Bunga The Fed Naik, Gubernur BI Yakin Investor Asing Tak Kabur

Arief Kamaludin|KATADATA
Gubernur BI Agus Martowardojo
11/3/2017, 08.00 WIB

Gubernur Bank Indonesia (BI) Agus D.W. Martowardojo meyakini, investor asing tetap tertarik berinvestasi di Indonesia meski bank sentral Amerika Serikat (AS), The Federal Reserve (The Fed), menaikkan suku bunga dananya (Fed Fund Rate) pekan depan. Optimisme tersebut seiring dengan masih kuatnya aliran masuk dana asing (capital inflow).

“Buktinya capital inflow masih positif, IHSG (Indeks Harga Saham Gabungan) masih oke. Naik sedikit, turun sedikit, arahnya masih positif, kursnya juga tidak jelek,” katanya di Jakarta, Jumat (10/3). Dalam catatannya, aliran masuk dana asing mencapai Rp 31 triliun hingga minggu kedua Maret ini.

(Baca juga: Potensi Kenaikan Bunga Dana Amerika Pukul Harga Emas Dunia)

Menurut Agus, daya tarik utama investasi di Indonesia adalah fundamental ekonomi yang baik. Tahun lalu, pertumbuhan ekonomi mencapai 5,02 persen atau di atas pencapaian negara tetangga. Inflasi juga masih dalam kisaran target, yakni 3,02 persen. Di sisi lain, defisit transaksi berjalan (current account defisit/CAD) terkendali di level dua persen terhadap Produk Domestik Bruto (PDB).

Selain itu, cadangan devisa juga yang terus meningkat hingga mencapai US$ 119,9 miliar di akhir Februari lalu. Cadangan devisa akan membantu memperkuat rupiah di dalam negeri, bila dolar Amerika Serikat (AS) menguat signifikan.

“(Tahun) 2015 (cadangan devisa) sebesar US$ 105 miliar, 2016 US$ 115 miliar, lalu menjadi US$ 199,9 miliar jadi menunjukkan bahwa dana yang masuk, eksportir, juga lepas valasnya. Jadi secara umum ekonomi baik,” katanya.

Meski begitu, Agus menyatakan, BI tetap mewaspadai berbagai kondisi global yang bisa memengaruhi ekonomi domestik. Sejauh ini, BI masih memantau dampak dari kebijakan bank sentral Eropa (European Central Bank/ECB) di tengah meningkatnya inflasi di kawasan tersebut.

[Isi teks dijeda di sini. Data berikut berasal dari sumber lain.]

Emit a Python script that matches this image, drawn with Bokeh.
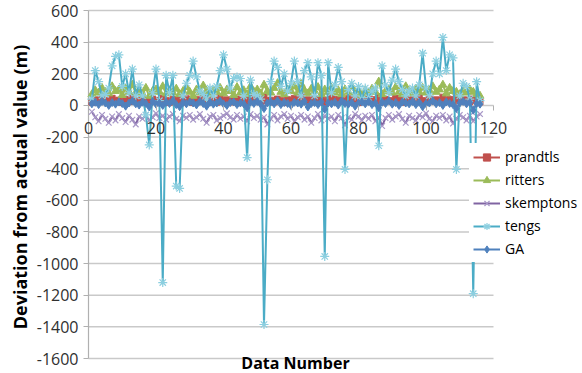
from bokeh.plotting import figure
from bokeh.models import Range1d, FixedTicker, Legend, LegendItem, Label
from bokeh.embed import file_html
from bokeh.resources import INLINE

# ---------------- data ----------------
data_number = list(range(1, 117))

prandtls = [
    20, 35, 25, 40, 30, 22, 45, 28, 33, 18,
    38, 25, 50, 30, 22, 35, 28, 15, 40, 32,
    25, 45, 30, 20, 38, 28, 35, 22, 42, 30,
    18, 36, 27, 44, 30, 25, 33, 20, 48, 28,
    35, 30, 22, 40, 26, 34, 20, 45, 30, 38,
    25, 55, 28, 33, 22, 40, 30, 18, 36, 28,
    45, 25, 60, 30, 35, 22, 40, 28, 50, 20,
    33, 45, 26, 38, 30, 22, 42, 28, 35, 18,
    30, 40, 25, 36, 28, 55, 22, 38, 30, 26,
    44, 32, 20, 38, 28, 35, 25, 48, 30, 22,
    40, 28, 35, 30, 52, 25, 38, 22, 45, 30,
    28, 35, 25, 40, 30, 22]

ritters = [
    70, 95, 80, 110, 85, 75, 120, 90, 100, 65,
    105, 85, 130, 80, 95, 70, 110, 60, 90, 100,
    85, 120, 75, 95, 80, 105, 70, 90, 115, 85,
    60, 100, 80, 125, 90, 70, 95, 85, 110, 75,
    100, 90, 65, 115, 80, 95, 70, 120, 85, 100,
    75, 130, 90, 80, 110, 140, 85, 70, 100, 90,
    120, 80, 135, 95, 75, 105, 90, 115, 70, 100,
    85, 110, 80, 95, 70, 100, 85, 120, 75, 90,
    65, 95, 80, 105, 85, 150, 70, 90, 100, 80,
    115, 85, 70, 120, 90, 75, 105, 85, 110, 80,
    95, 120, 85, 100, 130, 75, 110, 90, 85, 70,
    95, 80, 100, 85, 70, 60]

skemptons = [
    -40, -75, -100, -60, -85, -110, -70, -95, -55, -80,
    -105, -65, -90, -120, -70, -85, -60, -95, -75, -50,
    -80, -65, -90, -70, -55, -85, -100, -65, -80, -60,
    -90, -75, -55, -85, -110, -70, -60, -95, -80, -65,
    -50, -75, -90, -60, -85, -70, -100, -55, -80, -65,
    -90, -75, -120, -85, -60, -95, -70, -55, -85, -65,
    -100, -75, -60, -90, -70, -110, -80, -55, -95, -65,
    -85, -70, -100, -60, -80, -125, -75, -90, -55, -70,
    -95, -65, -85, -60, -100, -75, -130, -80, -60, -90,
    -70, -55, -85, -110, -65, -80, -95, -60, -75, -50,
    -85, -100, -65, -80, -60, -95, -70, -115, -85, -60,
    -75, -95, -65, -100, -70, -55]

tengs = [
    40, 220, 150, 60, 70, 110, 250, 310, 320, 120,
    200, 80, 230, 60, 130, 60, -60, -250, 80, 230,
    30, -1120, 190, 80, 190, -510, -525, 60, 140, 190,
    280, 180, 90, 70, 40, 110, 60, 120, 220, 320,
    230, 110, 170, 180, 170, 60, -330, 160, 70, 60,
    40, -1385, -470, 150, 280, 240, 120, 200, 90, 140,
    280, 150, 60, 220, 270, 180, 60, 270, 190, -955,
    270, 80, 130, 240, 150, -405, 100, 140, 60, 120,
    40, 110, 50, 90, 110, -255, 250, 130, 80, 160,
    230, 150, 100, 60, 90, 110, 60, 130, 330, 110,
    60, 200, 280, 200, 430, 220, 320, 300, -405, 60,
    140, 120, 40, -1190, 150, 30]

GA = [
    10, 20, 5, 25, 15, 0, 18, 8, 22, 12,
    -5, 15, 28, 10, 2, 20, 12, -10, 25, 8,
    15, 0, 20, 12, 30, 5, -8, 18, 10, 22,
    15, 3, 25, 12, -5, 20, 8, 15, 28, 10,
    0, 18, 22, 5, 15, 10, -15, 20, 12, 25,
    8, -20, 15, 22, 10, 30, 5, 18, 12, 0,
    20, 15, 8, 25, -10, 12, 18, 5, 22, -25,
    15, 10, 20, 2, 28, 12, 8, 18, -5, 15,
    22, 10, 25, 5, 15, -15, 20, 12, 30, 8,
    18, 0, 22, 15, 10, 25, 5, 20, -8, 12,
    15, 28, 10, 18, 0, 22, 12, 5, -20, 15,
    25, 10, 18, -30, 12, 8]

x_ticks = [0, 20, 40, 60, 80, 100, 120]
y_ticks = [-1600, -1400, -1200, -1000, -800, -600, -400, -200, 0, 200, 400, 600]
y_tick_labels = ["-1600", "-1400", "-1200", "-1000", "-800", "-600", "-400",
                 "-200", "0", "200", "400", "600"]

series_names = ["prandtls", "ritters", "skemptons", "tengs", "GA"]
series_values = [prandtls, ritters, skemptons, tengs, GA]
series_colors = ["#C0504D", "#9BBB59", "#8064A2", "#4BACC6", "#4F81BD"]
marker_colors = ["#C0504D", "#9BBB59", "#A898C8", "#8CCFE0", "#4F81BD"]
series_markers = ["square", "triangle", "x", "asterisk", "diamond"]
marker_sizes = [6, 8, 8, 9, 8]

FONT = "Open Sans"

# ---------------- layout (pixels inside the figure) ----------------
W, H = 582, 373
LEFT = 83                 # frame left edge
X0_PX, X1_PX = 88, 493    # where x = 0 and x = 120 fall
Y_TOP_PX, Y_BOT_PX = 10, 358  # where y = 600 and y = -1600 fall

xs = (X1_PX - X0_PX) / (x_ticks[-1] - x_ticks[0])
ys = (Y_BOT_PX - Y_TOP_PX) / (y_ticks[-1] - y_ticks[0])
x_start = x_ticks[0] - (X0_PX - LEFT) / xs
x_end = x_ticks[-1] + (W - X1_PX) / xs
y_end = y_ticks[-1] + Y_TOP_PX / ys
y_start = y_ticks[0] - (H - Y_BOT_PX) / ys

p = figure(width=W, height=H,
           x_range=Range1d(x_start, x_end), y_range=Range1d(y_start, y_end),
           output_backend="svg", toolbar_location=None,
           min_border_left=LEFT, min_border_right=0,
           min_border_top=0, min_border_bottom=0)

p.outline_line_color = None
p.background_fill_color = "white"
p.border_fill_color = "white"
p.grid.grid_line_color = None

GRID = "#c9c9c9"
AXIS = "#b0b0b0"

# horizontal gridlines spanning 0..120 only
p.segment(x0=[x_ticks[0]] * len(y_ticks), y0=y_ticks,
          x1=[x_ticks[-1]] * len(y_ticks), y1=y_ticks,
          line_color=GRID, line_width=1.5)
# vertical axis line at x = 0
p.segment(x0=[x_ticks[0]], y0=[y_ticks[0]], x1=[x_ticks[0]], y1=[y_ticks[-1]],
          line_color=AXIS, line_width=1.2)

# y axis (labels only, ticks reach the drawn axis line)
p.yaxis.ticker = FixedTicker(ticks=y_ticks)
p.yaxis.major_label_overrides = dict(zip(y_ticks, y_tick_labels))
p.yaxis.axis_label = "Deviation from actual value (m)"
p.yaxis.axis_label_text_font = FONT
p.yaxis.axis_label_text_font_style = "bold"
p.yaxis.axis_label_text_font_size = "18px"
p.yaxis.axis_label_text_color = "black"
p.yaxis.axis_label_standoff = 2
p.yaxis.major_label_text_font = FONT
p.yaxis.major_label_text_font_size = "16px"
p.yaxis.major_label_text_color = "#303030"
p.yaxis.major_label_standoff = 5
p.yaxis.major_tick_in = X0_PX - LEFT
p.yaxis.major_tick_out = 0
p.yaxis.minor_tick_line_color = None
p.yaxis.axis_line_color = None
p.yaxis.major_tick_line_color = AXIS

# x axis crossing at y = 0
p.xaxis.fixed_location = 0
p.xaxis.ticker = FixedTicker(ticks=x_ticks)
p.xaxis.major_label_text_font = FONT
p.xaxis.major_label_text_font_size = "16px"
p.xaxis.major_label_text_color = "#303030"
p.xaxis.major_label_standoff = 12
p.xaxis.major_tick_in = 0
p.xaxis.major_tick_out = 5
p.xaxis.minor_tick_line_color = None
p.xaxis.axis_line_color = None
p.xaxis.major_tick_line_color = AXIS

items = []
for name, vals, c, mc, mk, ms in zip(series_names, series_values, series_colors,
                                      marker_colors, series_markers, marker_sizes):
    r_line = p.line(data_number, vals, line_color=c, line_width=2)
    if mk in ("x", "asterisk"):
        r_mark = p.scatter(data_number, vals, marker=mk, size=ms,
                           line_color=mc, line_width=1.2)
    else:
        r_mark = p.scatter(data_number, vals, marker=mk, size=ms,
                           fill_color=mc, line_color=mc)
    items.append(LegendItem(label=name, renderers=[r_line, r_mark]))

legend = Legend(items=items, location=(386, 111),
                label_text_font=FONT, label_text_font_size="14px",
                label_text_color="black",
                glyph_width=27, glyph_height=18, label_height=18,
                spacing=4, padding=4, margin=0, label_standoff=5,
                border_line_alpha=0, background_fill_color="white",
                background_fill_alpha=1.0)
p.add_layout(legend)

p.add_layout(Label(x=212, y=11, x_units="screen", y_units="screen",
                   text="Data Number", text_align="center",
                   text_baseline="middle", text_font=FONT,
                   text_font_style="bold", text_font_size="16px",
                   text_color="black"))

open("out.html", "w").write(file_html(p, INLINE))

Begitu juga dengan gejolak yang terjadi di Perancis jelang pemilihan umum (pemilu).

BI juga mewaspadai dampak dari pertumbuhan ekonomi Cina yang semakin menurun. Terakhir, Cina mengumumkan pertumbuhan ekonomi tahun ini hanya 6,5 persen. Selain itu, harga minyak dunia juga tak lepas dari pantauan. (Baca juga: Waspadai Bunga AS Naik, BI Perluas Kerja Sama Antar-Bank Sentral)

“Ini kami perhatikan. Termasuk harga minyak tadinya sudah di atas US$ 50 PER BAREL jadinya di bawah karena stok dan produksi di AS naik. Ini jadi perhatian kami tapi secara umum kondisi ekonomi (Indonesia) membaik,” ujar dia.

Sebelumnya, Kepala Ekonom Bank Mandiri Anton Gunawan pun menyatakan keyakinannya investor akan tetap tertarik berinvestasi di Indonesia meski bank sentral AS menaikkan bunga dananya. Sebab, investasi di Indonesia masih menguntungkan.

Ia mencontohkan, kupon Surat Utang Negara (SUN) yang ditawarkan pemerintah di kisaran tujuh hingga delapan persen, lebih tinggi dibanding surat berharga pemerintah AS tenor 10 tahun yang hanya di kisaran dua persen.

Selain ditopang oleh besarnya imbal hasil (yield) yang ditawarkan, aliran masuk dana asing juga ditopang oleh fundamental ekonomi yang masih baik. Apalagi dua lembaga pemeringkat internasional juga sudah memberikan prospek positif untuk peringkat utang Indonesia.

Sekalipun terjadi aliran keluar dana asing atau capital outflow, ia yakin BI akan melakukan intervensi di dua pasar yakni surat utang dan pasar uang. Tekanan terhadap nilai tukar juga akan diminimalisir oleh kebijakan kewajiban penggunaan rupiah. (Baca juga:173 Perusahaan Berpotensi Rugi Kurs dari Utang Valas)

"Biasanya BI jaga, kalau ada apa-apa intervensinya di bond market (pasar surat utang) dan forex market (pasar valas) ini. Lagipula cadev masih besar," kata Anton.